What Is Soft Tissue Mobilization?
The primary focus of treatment at this facility is the soft tissue component of the injury. Simply noted, soft tissue is everything other than bone. Soft tissue does include the organs, but our interest is: muscle, tendon, ligament, bursa, fascia and nerve. The treatment of these structures is known as soft tissue mobilization.
The basis for this method of treatment is several fold. When trauma occurs, whether it be major trauma, or repeated microtrauma, inflammation occurs. The inflammation leads to fibrous tissue formation (scar tissue) in the muscle, between the muscles and between the layers of connective tissue. This fibrous tissue formation causes a decreased ability of the muscle to lengthen and contract as it normally does which in turn leads to a decreased range of motion. This effect can be very local within a muscle or can affect the muscle groups very broadly. The fibrous tissue can also cause pain and a predisposition to re-injury in the same injury. Additionally, pain can lead to muscle guarding, or splinting. the guarding protects the injured area. If the contraction of the muscle guarding is prolonged, the muscle can lose its normal length by the process of adaptive shortening.
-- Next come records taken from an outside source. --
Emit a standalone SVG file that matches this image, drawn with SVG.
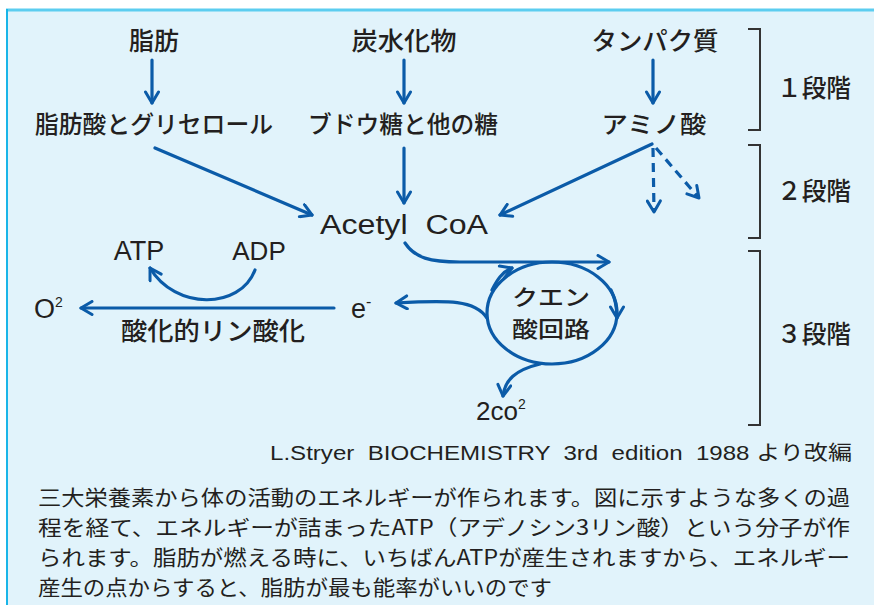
<svg xmlns="http://www.w3.org/2000/svg" width="874" height="605" viewBox="0 0 874 605">
<defs>
<style>
.jp{font-family:"Noto Sans CJK JP","Noto Sans",sans-serif;fill:#231f20;font-weight:500;}
.lat{font-family:"Liberation Sans","Noto Sans",sans-serif;fill:#231f20;white-space:pre;}
.ln{fill:none;stroke:#0b5ba8;stroke-width:3.2;stroke-linecap:round;}
.dash{stroke-dasharray:9 6;stroke-linecap:butt;}
.br{fill:none;stroke:#333;stroke-width:2;}
</style>
<marker id="ahb" viewBox="0 0 16 16" refX="14" refY="8" markerWidth="16" markerHeight="16" markerUnits="userSpaceOnUse" orient="auto">
<polyline points="3,1.5 14,8 3,14.5" fill="none" stroke="#0b5ba8" stroke-width="3" stroke-linecap="round" stroke-linejoin="round"/>
</marker>
</defs>
<rect x="0" y="0" width="874" height="605" fill="#ffffff"/>
<rect x="6" y="9" width="880" height="610" fill="#e1f3fb"/>
<line x1="6" y1="10" x2="874" y2="10" stroke="#5ccdf0" stroke-width="3"/>
<line x1="7" y1="9" x2="7" y2="605" stroke="#19b5e8" stroke-width="2"/>

<g id="connectors">
<line class="ln" x1="152" y1="60" x2="152" y2="103" marker-end="url(#ahb)"/>
<line class="ln" x1="404" y1="60" x2="404" y2="103" marker-end="url(#ahb)"/>
<line class="ln" x1="653" y1="60" x2="653" y2="103" marker-end="url(#ahb)"/>
<line class="ln" x1="155" y1="148" x2="312" y2="215" marker-end="url(#ahb)"/>
<line class="ln" x1="404" y1="148" x2="404" y2="203" marker-end="url(#ahb)"/>
<line class="ln" x1="652" y1="144" x2="500" y2="215" marker-end="url(#ahb)"/>
<line class="ln dash" x1="653" y1="148" x2="654" y2="212" marker-end="url(#ahb)"/>
<line class="ln dash" x1="656" y1="148" x2="699" y2="198" marker-end="url(#ahb)"/>
<path class="ln" d="M405,243 C415,258 430,262 460,262 L609,262" marker-end="url(#ahb)"/>
<ellipse class="ln" cx="552" cy="313" rx="65" ry="51"/>
<path class="ln" d="M492,290 C497,280 502,272 512,268" marker-end="url(#ahb)"/>
<path class="ln" d="M611,290 C615,298 617,305 617,318" marker-end="url(#ahb)"/>
<path class="ln" d="M487,318 C475,300 450,300 396,303" marker-end="url(#ahb)"/>
<path class="ln" d="M540,364 C515,370 505,380 503,396" marker-end="url(#ahb)"/>
<line class="ln" x1="334" y1="308" x2="81" y2="308" marker-end="url(#ahb)"/>
<path class="ln" d="M255,270 C240,310 175,310 150,268" marker-end="url(#ahb)"/>
</g>

<g id="n-fat"><text class="jp" x="154" y="50" font-size="25" text-anchor="middle">脂肪</text></g>
<g id="n-carb"><text class="jp" x="404" y="50" font-size="25" text-anchor="middle" textLength="105" lengthAdjust="spacingAndGlyphs">炭水化物</text></g>
<g id="n-protein"><text class="jp" x="655" y="50" font-size="25" text-anchor="middle" textLength="127" lengthAdjust="spacingAndGlyphs">タンパク質</text></g>
<g id="n-fatacid"><text class="jp" x="154" y="133" font-size="24" text-anchor="middle" textLength="238" lengthAdjust="spacingAndGlyphs">脂肪酸とグリセロール</text></g>
<g id="n-glucose"><text class="jp" x="403" y="133" font-size="24" text-anchor="middle" textLength="190" lengthAdjust="spacingAndGlyphs">ブドウ糖と他の糖</text></g>
<g id="n-amino"><text class="jp" x="654" y="133" font-size="24" text-anchor="middle" textLength="105" lengthAdjust="spacingAndGlyphs">アミノ酸</text></g>
<g id="n-acetyl"><text class="lat" x="404" y="234" font-size="27" text-anchor="middle" textLength="168" lengthAdjust="spacingAndGlyphs">Acetyl  CoA</text></g>
<g id="n-atp"><text class="lat" x="139" y="260" font-size="27" text-anchor="middle">ATP</text></g>
<g id="n-adp"><text class="lat" x="259" y="260" font-size="26" text-anchor="middle">ADP</text></g>
<g id="n-o2"><text class="lat" x="34" y="318" font-size="27">O<tspan font-size="14" dy="-11">2</tspan></text></g>
<g id="n-e"><text class="lat" x="351" y="318" font-size="27">e<tspan font-size="16" dy="-11">-</tspan></text></g>
<g id="n-oxphos"><text class="jp" x="213" y="340" font-size="25" text-anchor="middle" textLength="184" lengthAdjust="spacingAndGlyphs">酸化的リン酸化</text></g>
<g id="n-tca"><text class="jp" x="551" y="305" font-size="22" text-anchor="middle" textLength="78" lengthAdjust="spacingAndGlyphs">クエン</text><text class="jp" x="551" y="337" font-size="22" text-anchor="middle" textLength="78" lengthAdjust="spacingAndGlyphs">酸回路</text></g>
<g id="n-co2"><text class="lat" x="476" y="420" font-size="26">2co<tspan font-size="14" dy="-11">2</tspan></text></g>

<g id="stages">
<polyline class="br" points="748,29 760,29 760,130 748,130"/>
<polyline class="br" points="748,145 760,145 760,238 748,238"/>
<polyline class="br" points="748,251 760,251 760,425 748,425"/>
<text class="jp" x="814" y="97" font-size="25" text-anchor="middle" textLength="74" lengthAdjust="spacingAndGlyphs">１段階</text>
<text class="jp" x="814" y="200" font-size="25" text-anchor="middle" textLength="74" lengthAdjust="spacingAndGlyphs">２段階</text>
<text class="jp" x="814" y="343" font-size="25" text-anchor="middle" textLength="74" lengthAdjust="spacingAndGlyphs">３段階</text>
</g>

<text class="lat" x="852" y="460" font-size="20" text-anchor="end" textLength="582" lengthAdjust="spacingAndGlyphs" style="font-family:'Liberation Sans','Noto Sans CJK JP',sans-serif">L.Stryer  BIOCHEMISTRY  3rd  edition  1988 より改編</text>

<g class="jp" font-size="21" style="font-weight:400">
<text x="38" y="505" textLength="812" lengthAdjust="spacingAndGlyphs">三大栄養素から体の活動のエネルギーが作られます。図に示すような多くの過</text>
<text x="38" y="535" textLength="812" lengthAdjust="spacingAndGlyphs">程を経て、エネルギーが詰まったATP（アデノシン3リン酸）という分子が作</text>
<text x="38" y="565" textLength="812" lengthAdjust="spacingAndGlyphs">られます。脂肪が燃える時に、いちばんATPが産生されますから、エネルギー</text>
<text x="38" y="595" textLength="514" lengthAdjust="spacingAndGlyphs">産生の点からすると、脂肪が最も能率がいいのです</text>
</g>
</svg>
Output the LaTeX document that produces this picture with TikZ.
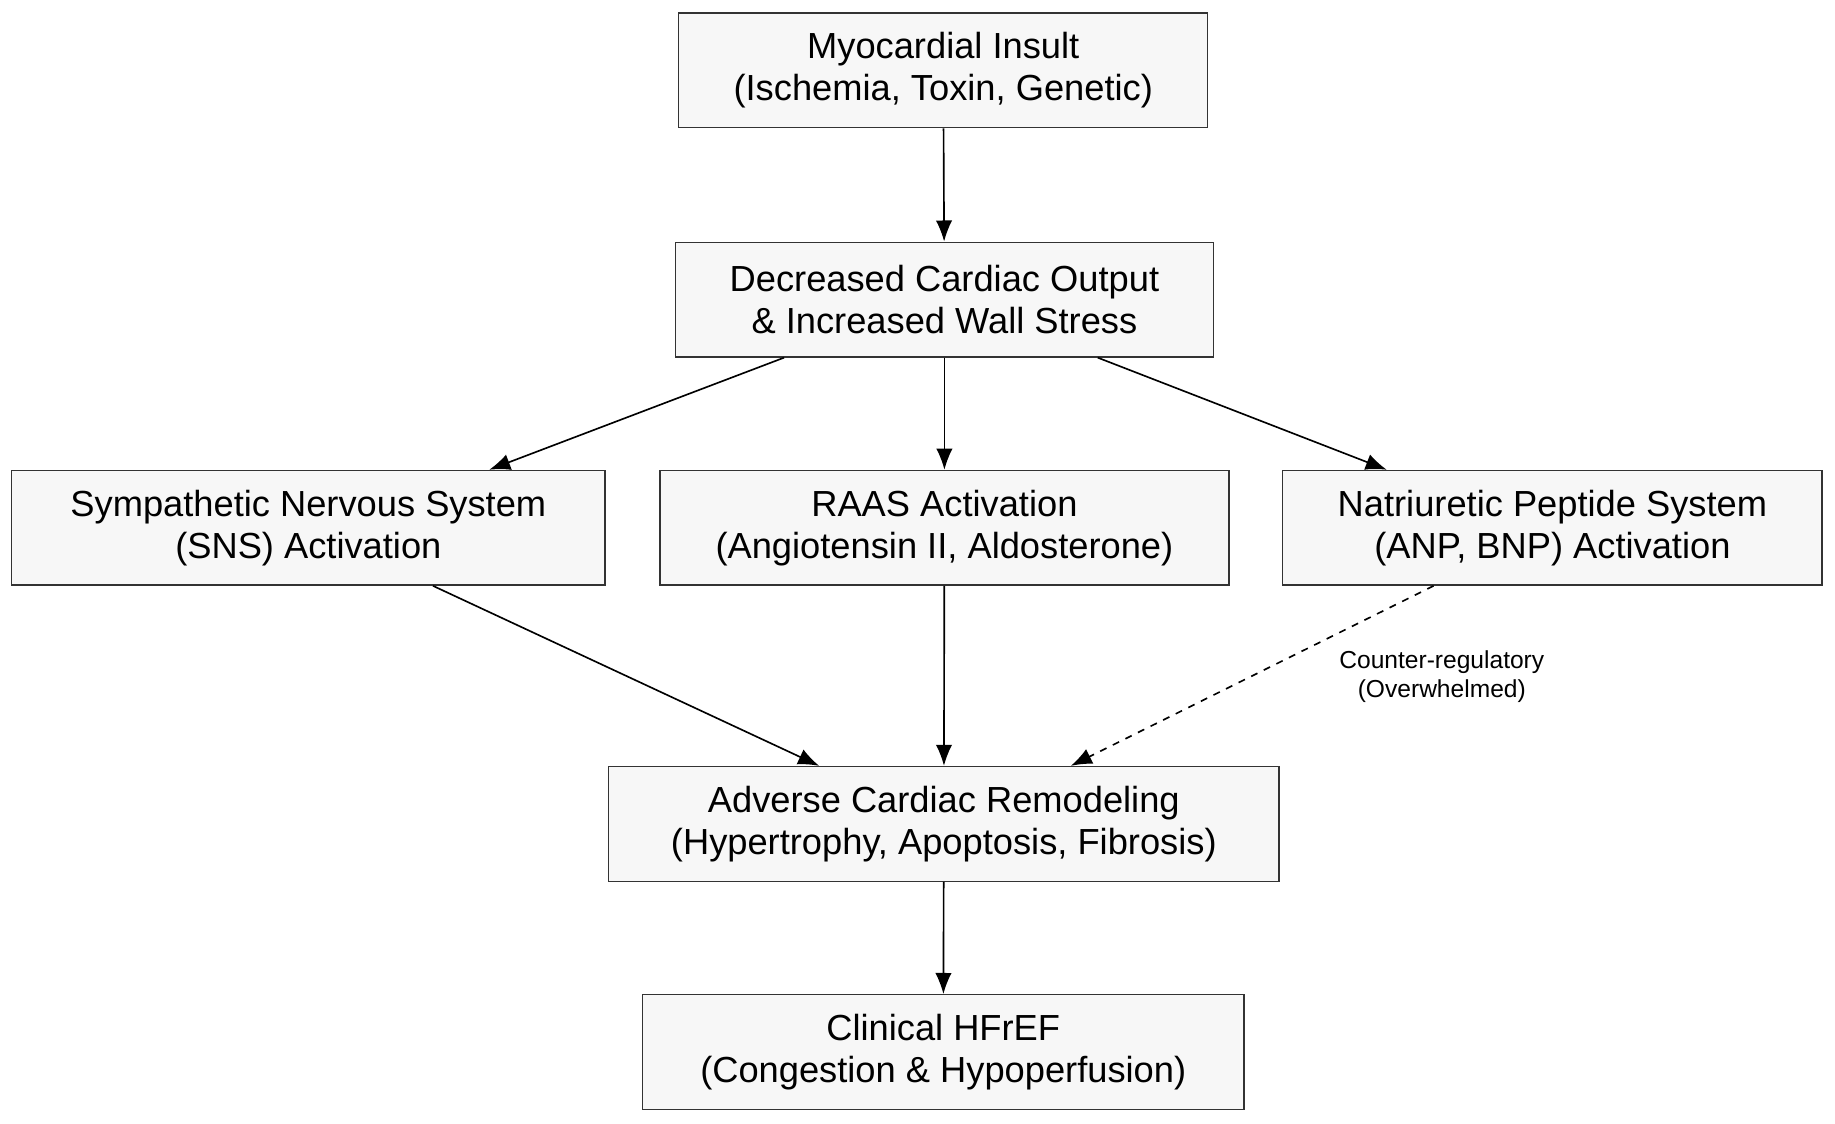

There are other factors that have not been researched thoroughly. These factors include a chemical effect from treatment such as a release of histamines and endorphins to name a few. Also, the proprioceptive mechanism is not understood but clearly exists. There are sensory feedback loops that are not yet understood. An example of this is often seen when injuries receive proper taping treatment and significant improvement occurs. This was first seen with the patella (knee cap). Specific taping of the patella could markedly improve the patient’s pain. This may be the same reason we can provide light manual pressure treatment in some cases and produce significant results.
Soft tissue mobilization addresses the previously described complication of soft tissue injuries. There are really two components to soft tissue mobilization. By definition, manipulation implies high velocity, high amplitude thrust or motion. Mobilization implies low velocity, low amplitude thrust or motion. The soft tissue is mobilized by the doctor’s hands as his/her hands/fingers move through the muscle. The patient has the involved joint moving as well. This motion is joint mobilization, which occurs simultaneously during the soft tissue mobilization. This motion may occur with the patient performing all the motion (active), or with help from the doctor (active-assisted), or entirely by the doctor (passive). All of the muscles surrounding the injured joint/region are treated (mobilized) and the joint is moved (mobilized) in all planes of motion. This comprehensive approach makes the treatment time consuming but highly effective. The treatment can be modified to be sport specific or task specific if needed or required. Joint manipulation is used as indicated.
Exercises to strengthen an area of the body, improve it’s range of motion, or improve balance and function may be prescribed, instructed and implemented. The staff at the Soft Tissue Center is strongly suited for this. Many of the doctors are Certified Strength and Conditioning Specialists (CSCS) staff.